Notenbanken füllen ihre Goldspeicher

Antwort: die Zentralbanken. "Sie kompensieren die Abflüsse von Hedgefonds und anderen ETF-Anlegern", sagt Eugen Weinberg, Chefanalyst für Rohstoffe bei der Commerzbank, und legt eine Einfuhr-Ausfuhr-Statistik des Internationalen Währungsfonds vor. Darin enthalten sind nicht nur die üblichen Verdächtigen, also Russland, Indien oder Türkei, deren Notenbanken sich bekanntermaßen mit viel Gold eindecken. Auch die Goldeinfuhren von Ländern wie Brasilien, Südkorea, Mexiko, Irak oder Kasachstan seien zuletzt deutlich gestiegen. All diese Länder müssen ihre vorwiegend in US-Dollar gehaltenen Währungsreserven diversifizieren, um von dem laufenden Abwertungswettlauf der Papierwährungen weniger betroffen zu sein.

Aber auch die Privatanleger kaufen zunehmend physisches Gold ein. So ist die Münznachfrage in den USA im ersten Quartal trotz der vielen negativen Meldungen zu Gold sehr gut gewesen. Auch im größten Goldnachfrageland Indien könnte die erneute Erhöhung der Importsteuer auf Gold der Nachfrage nur begrenzt etwas anhaben können, meint Weinberg. "Das indische Goldgeschäft läuft wieder an." Aber reicht all das für eine Kurswende bei Gold? Für eingefleischte Edelmetall-Fans wie den Rohstoffexperten Jim Rogers ist das der falsche Ansatz: "Gold ist ohnehin zu lange in eine Richtung nach oben gelaufen. Eine 30- bis 40-prozentige Korrektur ist fällig. Und wenn sie kommt, werde ich sie zum Nachkaufen nutzen", sagte er noch vor der jüngsten Korrektur im Gespräch mit der SZ.

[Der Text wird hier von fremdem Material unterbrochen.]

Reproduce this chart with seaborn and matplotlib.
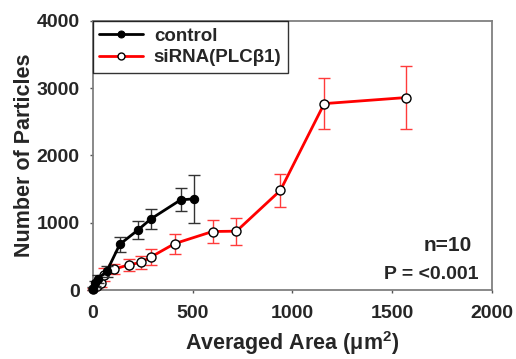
import matplotlib
matplotlib.use("Agg")
import matplotlib.pyplot as plt
import seaborn as sns
import pandas as pd
import numpy as np

# ---- data ----
ctrl_x = [0, 10, 25, 70, 135, 225, 290, 440, 505]
ctrl_y = [20, 100, 170, 280, 680, 890, 1055, 1340, 1355]
ctrl_err = [20, 40, 60, 80, 110, 135, 155, 170, 355]

si_x = [0, 20, 40, 55, 105, 180, 240, 290, 410, 600, 720, 940, 1160, 1570]
si_y = [15, 60, 110, 230, 310, 375, 410, 490, 690, 870, 875, 1480, 2770, 2860]
si_err = [15, 40, 70, 100, 75, 90, 90, 117, 150, 177, 200, 246, 380, 470]

labels = ["control", "siRNA(PLC\u03b21)"]
x_ticks = [0, 500, 1000, 1500, 2000]
y_ticks = [0, 1000, 2000, 3000, 4000]

sns.set_theme(style="white")
plt.rcParams["font.family"] = ["Liberation Sans", "DejaVu Sans"]
plt.rcParams["font.weight"] = "bold"
plt.rcParams["mathtext.fontset"] = "custom"
plt.rcParams["mathtext.rm"] = "Liberation Sans:bold"
plt.rcParams["mathtext.it"] = "Liberation Sans:bold"
plt.rcParams["mathtext.bf"] = "Liberation Sans:bold"

fig = plt.figure(figsize=(5.16, 3.59), dpi=100)
ax = fig.add_axes([0.180, 0.192, 0.773, 0.750])

df_c = pd.DataFrame({"x": ctrl_x, "y": ctrl_y})
df_s = pd.DataFrame({"x": si_x, "y": si_y})

# error bars
ax.errorbar(si_x, si_y, yerr=si_err, fmt="none", ecolor="#ff3b3b", elinewidth=1.0,
            capsize=4, capthick=1.0, zorder=2, clip_on=False)
ax.errorbar(ctrl_x, ctrl_y, yerr=ctrl_err, fmt="none", ecolor="#333333", elinewidth=1.0,
            capsize=4, capthick=1.0, zorder=4, clip_on=False)

sns.lineplot(data=df_s, x="x", y="y", ax=ax, sort=False, color="#ff0000", linewidth=2,
             marker="o", markersize=6.5, markerfacecolor="white", markeredgecolor="black",
             markeredgewidth=1.0, label=labels[1], zorder=3, clip_on=False)
sns.lineplot(data=df_c, x="x", y="y", ax=ax, sort=False, color="black", linewidth=2,
             marker="o", markersize=6, markerfacecolor="black", markeredgecolor="black",
             label=labels[0], zorder=5, clip_on=False)

ax.set_xlim(0, 2000)
ax.set_ylim(0, 4000)
ax.set_xticks(x_ticks)
ax.set_yticks(y_ticks)
ax.set_xticklabels([str(t) for t in x_ticks], fontsize=14, fontweight="bold")
ax.set_yticklabels([str(t) for t in y_ticks], fontsize=14, fontweight="bold")
ax.tick_params(axis="y", direction="out", length=2.5, width=1, color="#555555", pad=7, left=True)
ax.tick_params(axis="x", direction="out", length=2.5, width=1, color="#555555", pad=8, bottom=True)
for s in ax.spines.values():
    s.set_color("#808080")
    s.set_linewidth(1.3)

ax.set_xlabel("Averaged Area (\u03bcm$^{2}$)", fontsize=15.5, fontweight="bold", labelpad=5.5)
ax.set_ylabel("Number of Particles", fontsize=15.5, fontweight="bold", labelpad=1)

handles, labs = ax.get_legend_handles_labels()
order = [labs.index(labels[0]), labs.index(labels[1])]
leg = ax.legend([handles[i] for i in order], [labs[i] for i in order],
                loc="upper left", bbox_to_anchor=(0.0, 1.0), frameon=True, fancybox=False,
                prop={"weight": "bold", "size": 13.5, "family": "Liberation Sans"},
                handlelength=2.3, borderpad=0.35, labelspacing=0.25, borderaxespad=0.0,
                handletextpad=0.6)
leg.get_frame().set_edgecolor("black")
leg.get_frame().set_linewidth(1.0)
for h in leg.legend_handles:
    h.set_markersize(5)

ax.text(0.951, 0.167, "n=10", transform=ax.transAxes, ha="right", va="center",
        fontsize=15, fontweight="bold")
ax.text(0.966, 0.056, "P = <0.001", transform=ax.transAxes, ha="right", va="center",
        fontsize=14, fontweight="bold")

fig.savefig("out.png", dpi=100)
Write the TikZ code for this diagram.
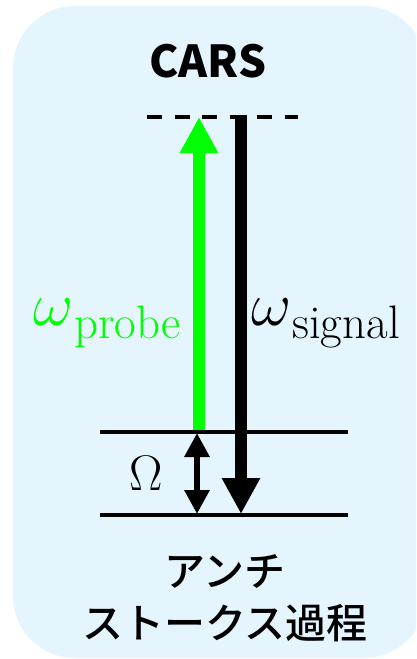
\RequirePackage{fix-cm}
\documentclass[tikz,border=0pt]{standalone}
\usepackage[no-math]{fontspec}
\usepackage{amsmath}
\usetikzlibrary{arrows.meta}
\newfontfamily\cjk{Noto Sans CJK JP}
\newfontfamily\cjkmed{Noto Sans CJK JP Medium}
\definecolor{panel}{RGB}{228,245,253}
\definecolor{probegreen}{RGB}{0,255,0}

\begin{document}
\begin{tikzpicture}
    	[x=1pt, y=1pt,
    	 level/.style={line width=4pt},
    	 virtual/.style={line width=4.5pt, dash pattern=on 15pt off 12.5pt},
    	 beam/.style={line width=12pt, -{Triangle[width=36pt, length=36pt]}},
    	 gap/.style={line width=6pt, {Triangle[width=24pt, length=24pt]}-{Triangle[width=24pt, length=24pt]}},
    	 title/.style={font=\cjk\bfseries\fontsize{44}{50}\selectfont},
    	 jp/.style={font=\cjkmed\fontsize{41}{52}\selectfont, align=center}]
    	\useasboundingbox (0,0) rectangle (416,-659);
    	\begin{scope}
    	    \clip (0,0) rectangle (416,-659);
    	    \fill[panel, rounded corners=62pt] (13,-6) rectangle (426,-658);
    	\end{scope}
	
    	\node (title) at (208,-61) [title] {CARS};
	
    	% energy levels
    	\coordinate (vl) at (147,-117);
    	\coordinate (vr) at (298,-117);
    	\coordinate (el) at (100,-432);
    	\coordinate (er) at (348,-432);
    	\coordinate (gl) at (100,-515);
    	\coordinate (gr) at (348,-515);
    	\draw[virtual] (vl) -- (vr);
    	\draw[level] (el) -- (er);
    	\draw[level] (gl) -- (gr);
	
    	% transitions
    	\coordinate (pb) at (199,-430);
    	\coordinate (pt) at (199,-117);
    	\coordinate (st) at (241,-115);
    	\coordinate (sb) at (241,-514);
    	\coordinate (ot) at (197,-433);
    	\coordinate (ob) at (197,-514);
    	\draw[beam, probegreen] (pb) -- (pt);
    	\draw[beam] (st) -- (sb);
    	\draw[gap] (ob) -- (ot);
	
    	\node (probe) at (33,-325) [anchor=base west, inner sep=0pt, text=probegreen]
    	    {\fontsize{62}{66}\selectfont$\omega$\hspace{1pt}\raisebox{-13pt}{\fontsize{47}{52}\selectfont probe}};
    	\node (signal) at (251,-325) [anchor=base west, inner sep=0pt]
    	    {\fontsize{62}{66}\selectfont$\omega$\hspace{1pt}\raisebox{-13pt}{\fontsize{47}{52}\selectfont signal}};
    	\node (omega) at (146,-490) [anchor=base] {\fontsize{50}{56}\selectfont$\Omega$};
	
    	\node (process) at (225,-598) [jp] {アンチ\\ストークス過程};
\end{tikzpicture}
\end{document}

Je schlechter die Lage, desto höher der Goldpreis

Eugen Weinberg macht seine Investmentempfehlung vom Anlegertyp abhängig. "Wer Gold jetzt als Renditeobjekt betrachtet, liegt falsch. Das Edelmetall ist für die Absicherung des eigenen Portfolios nach wie vor bestens geeignet, aber für kurzfristige Renditejäger nicht. Derjenige, der heute Gold bei 1500 Dollar kauft, um es ein Jahr später zu 1800 Dollar zu verkaufen, versteht das Wesen von Goldanlagen nicht.

Denn der Goldpreis steigt nur, wenn die Risiken zunehmen, und dann braucht man erst recht eine Versicherung", findet er. Gleichwohl setzt Weinberg ein ehrgeiziges Kursziel: 2000 Dollar soll eine Feinunze bis Ende nächsten Jahres kosten. "In Europa machen die Zentralbanken und Regierungen alles, um den Euro zu retten. In Japan wird die Zentralbank in den kommenden Jahren die Anleihen und andere Wertpapiere im Wert von vielen Hunderten Milliarden Dollar kaufen. Auch in den USA druckt die Fed munter weiter frisches Geld. Dass dies langfristig zu Inflation führen wird, ist schon jetzt abzusehen", räumt er ein. Außerdem sei die Gefahr groß, dass es zu beschleunigter Geldentwertung komme, wenn es zu einem "Währungskrieg" kommt, dessen Ende schwer zu kalkulieren sei.